Dataset records:
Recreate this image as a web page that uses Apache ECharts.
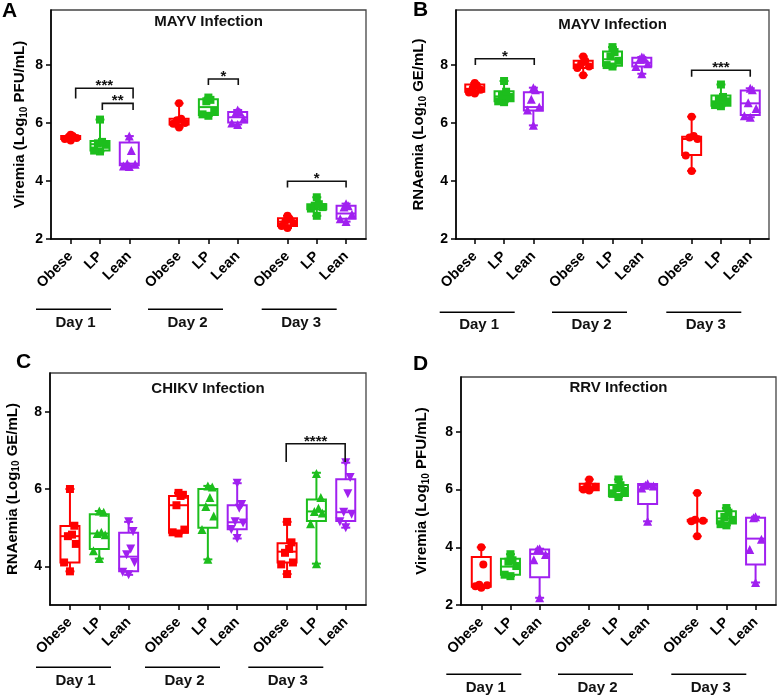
<!DOCTYPE html>
<html><head><meta charset="utf-8">
<script src="https://cdn.jsdelivr.net/npm/echarts@6/dist/echarts.min.js"></script>
<style>html,body{margin:0;padding:0;background:#fff}#c{width:777px;height:696px}</style>
</head><body><div id="c"></div>
<script>
// ---------- data ----------
const groupNames = ['Obese', 'LP', 'Lean'];
const dayNames = ['Day 1', 'Day 2', 'Day 3'];
const xPositions = [0, 1, 2, 3.7, 4.7, 5.7, 7.4, 8.4, 9.4];
const xLabels = ['Obese', 'LP', 'Lean', 'Obese', 'LP', 'Lean', 'Obese', 'LP', 'Lean'];

const panelLetters = ['A', 'B', 'C', 'D'];
const panelTitles = ['MAYV Infection', 'MAYV Infection', 'CHIKV Infection', 'RRV Infection'];
const yTitles = ['Viremia (Log{s|10} PFU/mL)', 'RNAemia (Log{s|10} GE/mL)', 'RNAemia (Log{s|10} GE/mL)', 'Viremia (Log{s|10} PFU/mL)'];
const yTickValues = [[2, 4, 6, 8], [2, 4, 6, 8], [4, 6, 8], [2, 4, 6, 8]];
const yMins = [2, 2, 3, 2];
const yMaxs = [9.9, 9.9, 9, 9.9];

// box stats: [min, Q1, median, Q3, max], order: D1 Obese, LP, Lean, D2 ..., D3 ...
const boxA = [
  [5.40, 5.45, 5.50, 5.55, 5.60], [5.02, 5.05, 5.27, 5.38, 6.12], [4.50, 4.54, 4.60, 5.33, 5.55],
  [5.85, 5.95, 6.02, 6.15, 6.68], [6.25, 6.28, 6.55, 6.82, 6.88], [5.95, 6.02, 6.20, 6.38, 6.45],
  [2.38, 2.45, 2.60, 2.72, 2.80], [2.80, 3.03, 3.12, 3.20, 3.44], [2.60, 2.70, 2.88, 3.15, 3.22]
];
const pointsA = [
  [5.40, 5.45, 5.48, 5.52, 5.55, 5.60], [5.02, 5.05, 5.25, 5.30, 5.35, 6.12], [4.50, 4.52, 4.58, 4.60, 5.05, 5.55],
  [5.85, 5.98, 6.00, 6.10, 6.15, 6.68], [6.25, 6.30, 6.40, 6.75, 6.80, 6.88], [5.95, 6.00, 6.15, 6.35, 6.38, 6.45],
  [2.38, 2.45, 2.55, 2.62, 2.70, 2.80], [2.80, 3.05, 3.10, 3.15, 3.20, 3.44], [2.60, 2.70, 2.85, 3.10, 3.15, 3.22]
];
const boxB = [
  [7.02, 7.08, 7.18, 7.33, 7.38], [6.72, 6.75, 6.92, 7.10, 7.45], [5.92, 6.43, 6.55, 7.06, 7.22],
  [7.65, 7.90, 8.02, 8.15, 8.30], [7.95, 7.98, 8.20, 8.47, 8.62], [7.70, 7.95, 8.08, 8.25, 8.28],
  [4.35, 4.90, 5.45, 5.53, 6.22], [6.58, 6.60, 6.75, 6.95, 7.33], [6.20, 6.28, 6.68, 7.12, 7.20]
];
const pointsB = [
  [7.02, 7.05, 7.15, 7.20, 7.30, 7.38], [6.72, 6.75, 6.90, 6.95, 7.08, 7.45], [5.92, 6.45, 6.55, 6.82, 7.15, 7.22],
  [7.65, 7.90, 7.95, 8.05, 8.15, 8.30], [7.95, 8.00, 8.15, 8.30, 8.45, 8.62], [7.70, 7.95, 8.05, 8.20, 8.25, 8.28],
  [4.35, 4.88, 5.45, 5.50, 5.55, 6.22], [6.58, 6.62, 6.75, 6.80, 6.90, 7.33], [6.20, 6.25, 6.50, 6.70, 7.15, 7.20]
];
const boxC = [
  [3.87, 4.10, 4.78, 5.04, 6.00], [4.20, 4.45, 4.85, 5.35, 5.43], [3.78, 3.87, 4.25, 4.87, 5.15],
  [4.85, 4.87, 5.58, 5.82, 5.90], [4.18, 5.00, 5.58, 6.00, 6.08], [4.72, 4.96, 5.14, 5.58, 6.15],
  [3.80, 4.10, 4.38, 4.60, 5.15], [4.07, 5.17, 5.42, 5.73, 6.42], [5.00, 5.17, 5.40, 6.25, 6.68]
];
const pointsC = [
  [3.87, 4.10, 4.58, 4.78, 4.82, 5.05, 6.00], [4.20, 4.40, 4.82, 4.85, 4.88, 5.40, 5.43], [3.78, 3.85, 4.10, 4.30, 4.45, 4.90, 5.15],
  [4.85, 4.88, 4.95, 5.58, 5.82, 5.85, 5.90], [4.18, 4.95, 5.30, 5.55, 5.78, 6.05, 6.08], [4.72, 4.95, 5.12, 5.15, 5.50, 5.60, 6.15],
  [3.80, 4.05, 4.10, 4.35, 4.45, 4.62, 5.15], [4.07, 5.10, 5.38, 5.42, 5.50, 5.78, 6.40], [5.00, 5.15, 5.35, 5.40, 5.88, 6.30, 6.68]
];
const boxD = [
  [2.60, 2.63, 2.68, 3.66, 4.00], [3.00, 3.05, 3.33, 3.60, 3.76], [2.25, 2.96, 3.77, 3.92, 3.95],
  [5.97, 5.98, 6.08, 6.20, 6.35], [5.74, 5.78, 5.97, 6.16, 6.35], [4.90, 5.50, 6.15, 6.19, 6.20],
  [4.38, 4.90, 4.92, 4.95, 5.88], [4.76, 4.82, 5.00, 5.25, 5.36], [2.78, 3.40, 4.30, 5.02, 5.06]
];
const pointsD = [
  [2.60, 2.65, 2.68, 2.70, 3.40, 4.00], [3.00, 3.05, 3.35, 3.50, 3.55, 3.76], [2.25, 3.57, 3.75, 3.93, 3.95],
  [5.97, 6.00, 6.10, 6.12, 6.35], [5.74, 5.85, 5.95, 6.05, 6.15, 6.35], [4.90, 6.05, 6.12, 6.15, 6.20],
  [4.38, 4.90, 4.92, 4.95, 5.88], [4.76, 4.80, 4.95, 5.05, 5.20, 5.36], [2.78, 3.92, 4.28, 5.02, 5.06]
];
// significance brackets: [x from, x to, top value, leg end value]
const sigA = [[0.17, 2.13, 7.20, 6.85], [1.08, 2.13, 6.68, 6.45], [4.70, 5.72, 7.52, 7.31], [7.40, 9.40, 3.99, 3.78]];
const sigLabelsA = ['***', '**', '*', '*'];
const sigB = [[0.02, 2.03, 8.22, 8.00], [7.40, 9.40, 7.82, 7.60]];
const sigLabelsB = ['*', '***'];
const sigC = [[7.37, 9.38, 7.17, 6.70]];
const sigLabelsC = ['****'];
const sigD = [];
const sigLabelsD = [];

// ---------- layout / style ----------
const FONT = "'Liberation Sans', Arial, sans-serif";
const colors = ['#FF0000', '#1DBE1D', '#A020F0'];
const panels = [
  { box: boxA, pts: pointsA, sig: sigA, sigL: sigLabelsA, sym: ['circle', 'rect', 'triangle'], rot: [0, 0, 0] },
  { box: boxB, pts: pointsB, sig: sigB, sigL: sigLabelsB, sym: ['circle', 'rect', 'triangle'], rot: [0, 0, 0] },
  { box: boxC, pts: pointsC, sig: sigC, sigL: sigLabelsC, sym: ['rect', 'triangle', 'triangle'], rot: [0, 0, 180] },
  { box: boxD, pts: pointsD, sig: sigD, sigL: sigLabelsD, sym: ['circle', 'rect', 'triangle'], rot: [0, 0, 0] }
];
const grids = [
  { left: 51, top: 10, width: 315, height: 229 },
  { left: 456, top: 10, width: 313, height: 229 },
  { left: 50, top: 373, width: 316, height: 232 },
  { left: 461, top: 377, width: 315, height: 228 }
];
const xRanges = [[-0.672, 10.08], [-0.64, 10.04], [-0.68, 10.09], [-0.695, 10.1]];
const nameGaps = [22, 28, 28.5, 30];
const titlePos = [[208.5, 22], [612.5, 24.5], [208, 389], [618.5, 387.5]];
const letterPos = [[2, 11], [413, 10], [16, 362], [413, 364.5]];
const dayLineY = [309.3, 312.3, 667.3, 674.3];
const dayLineX = [[36, 148, 261.7], [439.7, 552, 666.3], [36, 145, 248.3], [446.3, 558, 671.3]];
const dayTextY = [322.5, 324.5, 681, 687.5];
const dayLineW = 75;

const chart = echarts.init(document.getElementById('c'), null, { renderer: 'canvas' });

const xAxes = [], yAxes = [], series = [], graphics = [];
panels.forEach((p, pi) => {
  xAxes.push({
    type: 'value', gridIndex: pi, min: xRanges[pi][0], max: xRanges[pi][1],
    splitLine: { show: false },
    axisLine: { show: true, onZero: false, lineStyle: { color: '#000', width: 1.6 } },
    axisTick: { show: true, length: 5, customValues: xPositions, lineStyle: { color: '#000', width: 1.5 } },
    axisLabel: {
      customValues: xPositions, rotate: 45, margin: 15, color: '#000', fontSize: 14.5, fontWeight: 'bold', fontFamily: FONT,
      formatter: v => { const i = xPositions.findIndex(q => Math.abs(q - v) < 1e-6); return i >= 0 ? xLabels[i] : ''; }
    }
  });
  yAxes.push({
    type: 'value', gridIndex: pi, min: yMins[pi], max: yMaxs[pi],
    splitLine: { show: false },
    name: yTitles[pi], nameLocation: 'middle', nameGap: nameGaps[pi],
    nameTextStyle: {
      fontSize: 15, fontWeight: 'bold', color: '#000', fontFamily: FONT, lineHeight: 18,
      rich: { s: { fontSize: 10, fontWeight: 'bold', color: '#000', fontFamily: FONT, lineHeight: 10, verticalAlign: 'bottom' } }
    },
    axisLine: { show: true, onZero: false, lineStyle: { color: '#000', width: 1.6 } },
    axisTick: { show: true, length: 5, customValues: yTickValues[pi], lineStyle: { color: '#000', width: 1.5 } },
    axisLabel: { customValues: yTickValues[pi], margin: 8, color: '#000', fontSize: 14, fontWeight: 'bold', fontFamily: FONT }
  });

  // boxes
  series.push({
    type: 'custom', xAxisIndex: pi, yAxisIndex: pi, z: 2,
    encode: { x: 0, y: [1, 2, 3, 4, 5] },
    data: p.box.map((b, i) => [xPositions[i], b[0], b[1], b[2], b[3], b[4], i % 3]),
    renderItem: (params, api) => {
      const x = api.value(0);
      const c = colors[api.value(6)];
      const pMin = api.coord([x, api.value(1)]);
      const pQ1 = api.coord([x, api.value(2)]);
      const pMed = api.coord([x, api.value(3)]);
      const pQ3 = api.coord([x, api.value(4)]);
      const pMax = api.coord([x, api.value(5)]);
      const cx = pMin[0], hw = 9.5, cap = 4.5;
      const st = { stroke: c, lineWidth: 2, fill: null };
      return {
        type: 'group', children: [
          { type: 'line', shape: { x1: cx, y1: pMax[1], x2: cx, y2: pQ3[1] }, style: st },
          { type: 'line', shape: { x1: cx, y1: pQ1[1], x2: cx, y2: pMin[1] }, style: st },
          { type: 'line', shape: { x1: cx - cap, y1: pMax[1], x2: cx + cap, y2: pMax[1] }, style: st },
          { type: 'line', shape: { x1: cx - cap, y1: pMin[1], x2: cx + cap, y2: pMin[1] }, style: st },
          { type: 'rect', shape: { x: cx - hw, y: pQ3[1], width: 2 * hw, height: pQ1[1] - pQ3[1] }, style: { stroke: c, lineWidth: 2, fill: 'rgba(255,255,255,0)' } },
          { type: 'line', shape: { x1: cx - hw, y1: pMed[1], x2: cx + hw, y2: pMed[1] }, style: st }
        ]
      };
    }
  });

  // points
  const jit = [-0.2, 0.2, -0.07, 0.07, 0.15, -0.15];
  for (let g = 0; g < 3; g++) {
    const data = [];
    for (let d = 0; d < 3; d++) {
      const i = d * 3 + g;
      const pts = p.pts[i];
      const mn = Math.min(...pts), mx = Math.max(...pts);
      let k = 0;
      pts.forEach(v => {
        let off = 0;
        if (v !== mn && v !== mx) { off = jit[k % jit.length]; k++; }
        data.push([xPositions[i] + off, v]);
      });
    }
    series.push({
      type: 'scatter', xAxisIndex: pi, yAxisIndex: pi, z: 3,
      symbol: p.sym[g], symbolRotate: p.rot[g], symbolSize: p.sym[g] === 'triangle' ? 9 : 8,
      itemStyle: { color: colors[g], opacity: 1 },
      data: data, silent: true
    });
  }

  // significance brackets
  if (p.sig.length) {
    const labels = p.sigL;
    series.push({
      type: 'custom', xAxisIndex: pi, yAxisIndex: pi, z: 4,
      encode: { x: [0, 1], y: [2, 3] },
      data: p.sig,
      renderItem: (params, api) => {
        const a = api.coord([api.value(0), api.value(3)]);
        const b = api.coord([api.value(0), api.value(2)]);
        const c = api.coord([api.value(1), api.value(2)]);
        const d = api.coord([api.value(1), api.value(3)]);
        return {
          type: 'group', children: [
            { type: 'polyline', shape: { points: [a, b, c, d] }, style: { stroke: '#111', lineWidth: 1.6, fill: null } },
            { type: 'text', x: (b[0] + c[0]) / 2, y: b[1] - 2, style: { text: labels[params.dataIndex], align: 'center', verticalAlign: 'middle', font: 'bold 15px ' + FONT, fill: '#111' } }
          ]
        };
      }
    });
  }

  // titles, letters, day lines
  graphics.push({ type: 'text', x: titlePos[pi][0], y: titlePos[pi][1], style: { text: panelTitles[pi], align: 'center', verticalAlign: 'middle', font: 'bold 15px ' + FONT, fill: '#111' } });
  graphics.push({ type: 'text', x: letterPos[pi][0], y: letterPos[pi][1], style: { text: panelLetters[pi], align: 'left', verticalAlign: 'middle', font: 'bold 21px ' + FONT, fill: '#000' } });
  dayNames.forEach((dn, di) => {
    const x0 = dayLineX[pi][di];
    graphics.push({ type: 'line', shape: { x1: x0, y1: dayLineY[pi], x2: x0 + dayLineW, y2: dayLineY[pi] }, style: { stroke: '#000', lineWidth: 1.6 } });
    graphics.push({ type: 'text', x: x0 + dayLineW / 2 + 2, y: dayTextY[pi], style: { text: dn, align: 'center', verticalAlign: 'middle', font: 'bold 15px ' + FONT, fill: '#111' } });
  });
});

chart.setOption({
  animation: false,
  textStyle: { fontFamily: FONT },
  grid: grids.map(g => Object.assign({ show: true, borderColor: '#444', borderWidth: 1.3, backgroundColor: 'transparent', containLabel: false }, g)),
  xAxis: xAxes,
  yAxis: yAxes,
  series: series,
  graphic: graphics
});
</script>
</body></html>
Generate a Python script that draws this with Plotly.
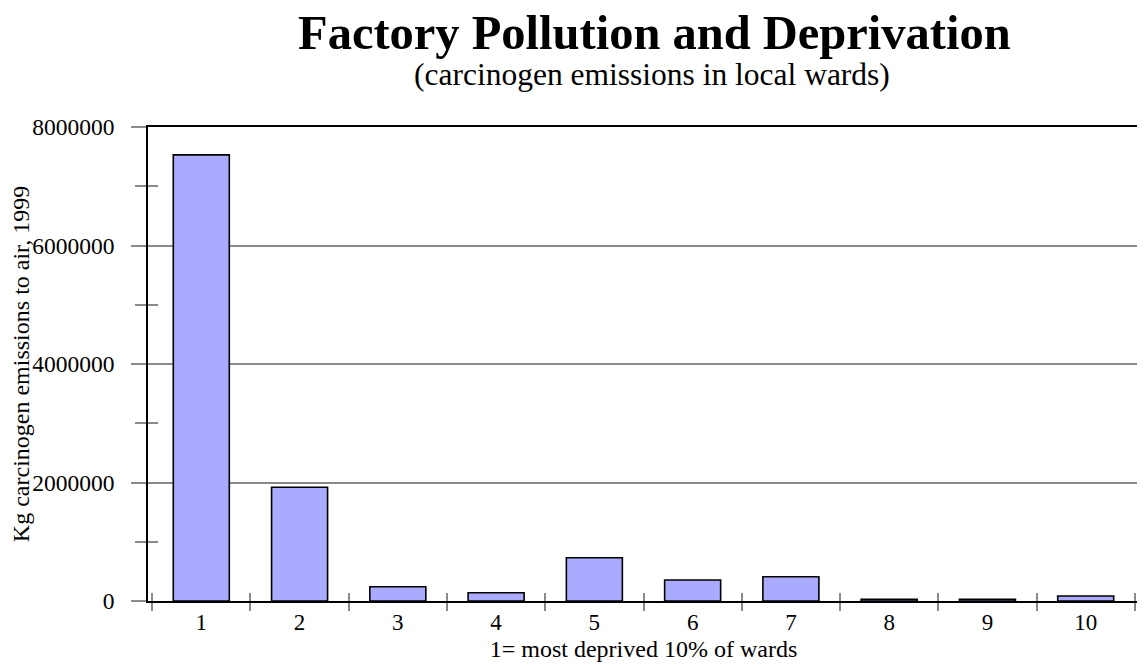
import plotly.graph_objects as go

categories = ["1", "2", "3", "4", "5", "6", "7", "8", "9", "10"]
emissions = [7530000, 1920000, 240000, 140000, 730000, 355000, 410000, 30000, 30000, 85000]
y_ticks = [0, 2000000, 4000000, 6000000, 8000000]

title_text = "Factory Pollution and Deprivation"
subtitle_text = "(carcinogen emissions in local wards)"
x_title = "1= most deprived 10% of wards"
y_title = "Kg carcinogen emissions to air, 1999"

FONT = "Liberation Serif, Times New Roman, serif"
GRAY = "#8a8a8a"

fig = go.Figure()
fig.add_trace(go.Bar(
    x=categories, y=emissions, width=0.57,
    marker=dict(color="#aaaaff", line=dict(color="black", width=1.6)),
    hoverinfo="x+y", showlegend=False,
))
# invisible helper trace for overlay axes (crossing tick marks)
fig.add_trace(go.Scatter(
    x=categories, y=emissions, xaxis="x2", yaxis="y2", mode="markers",
    marker=dict(opacity=0), hoverinfo="skip", showlegend=False,
))

fig.update_layout(
    width=1137, height=657,
    margin=dict(l=140, r=6, t=119, b=64),
    paper_bgcolor="white", plot_bgcolor="white",
    font=dict(family=FONT, color="black", size=24),
    xaxis=dict(
        type="category", categoryorder="array", categoryarray=categories,
        tickson="boundaries", ticks="outside", ticklen=8, tickwidth=1.5, tickcolor=GRAY,
        showline=True, linecolor="black", linewidth=1.6, mirror=True,
        showgrid=False, tickfont=dict(size=23), automargin=False,
        title=dict(text=x_title, font=dict(size=24), standoff=6),
    ),
    xaxis2=dict(
        type="category", categoryorder="array", categoryarray=categories,
        overlaying="x", matches="x", side="bottom", automargin=False,
        tickson="boundaries", ticks="inside", ticklen=8, tickwidth=1.5, tickcolor=GRAY,
        showticklabels=False, showgrid=False, showline=False, zeroline=False,
    ),
    yaxis=dict(
        range=[0, 8000000], tickvals=y_ticks, tickformat="d",
        ticks="outside", ticklen=15, tickwidth=1.5, tickcolor=GRAY,
        minor=dict(dtick=1000000, ticks="outside", ticklen=11, tickwidth=1.5, tickcolor=GRAY, showgrid=False),
        showgrid=True, gridcolor=GRAY, gridwidth=1.5,
        showline=True, linecolor="black", linewidth=1.6, mirror=True,
        zeroline=False, tickfont=dict(size=23.5), ticklabelstandoff=12, automargin=False,
        title=dict(text=y_title, font=dict(size=24), standoff=6),
    ),
    yaxis2=dict(
        range=[0, 8000000], overlaying="y", side="left", tickvals=y_ticks, automargin=False,
        ticks="inside", ticklen=15, tickwidth=1.5, tickcolor=GRAY,
        minor=dict(dtick=1000000, ticks="inside", ticklen=10, tickwidth=1.5, tickcolor=GRAY, showgrid=False),
        showticklabels=False, showgrid=False, showline=False, zeroline=False,
    ),
    annotations=[
        dict(text="<b>" + title_text + "</b>", xref="paper", yref="paper",
             x=0.5116, y=1.2, xanchor="center", yanchor="middle", showarrow=False,
             font=dict(size=48.5, family=FONT)),
        dict(text=subtitle_text, xref="paper", yref="paper",
             x=0.509, y=1.11, xanchor="center", yanchor="middle", showarrow=False,
             font=dict(size=31.5, family=FONT)),
    ],
)

fig.write_html("out.html")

Your goal:
Nothing but the lines from the start of the records above through the line with "const yMaxs = [9.9, 9.9, 9, 9.9];" should be retyped, each exactly as written; leave out all pictures.

Output:
Recreate this image as a web page that uses Apache ECharts.
<!DOCTYPE html>
<html><head><meta charset="utf-8">
<script src="https://cdn.jsdelivr.net/npm/echarts@6/dist/echarts.min.js"></script>
<style>html,body{margin:0;padding:0;background:#fff}#c{width:777px;height:696px}</style>
</head><body><div id="c"></div>
<script>
// ---------- data ----------
const groupNames = ['Obese', 'LP', 'Lean'];
const dayNames = ['Day 1', 'Day 2', 'Day 3'];
const xPositions = [0, 1, 2, 3.7, 4.7, 5.7, 7.4, 8.4, 9.4];
const xLabels = ['Obese', 'LP', 'Lean', 'Obese', 'LP', 'Lean', 'Obese', 'LP', 'Lean'];

const panelLetters = ['A', 'B', 'C', 'D'];
const panelTitles = ['MAYV Infection', 'MAYV Infection', 'CHIKV Infection', 'RRV Infection'];
const yTitles = ['Viremia (Log{s|10} PFU/mL)', 'RNAemia (Log{s|10} GE/mL)', 'RNAemia (Log{s|10} GE/mL)', 'Viremia (Log{s|10} PFU/mL)'];
const yTickValues = [[2, 4, 6, 8], [2, 4, 6, 8], [4, 6, 8], [2, 4, 6, 8]];
const yMins = [2, 2, 3, 2];
const yMaxs = [9.9, 9.9, 9, 9.9];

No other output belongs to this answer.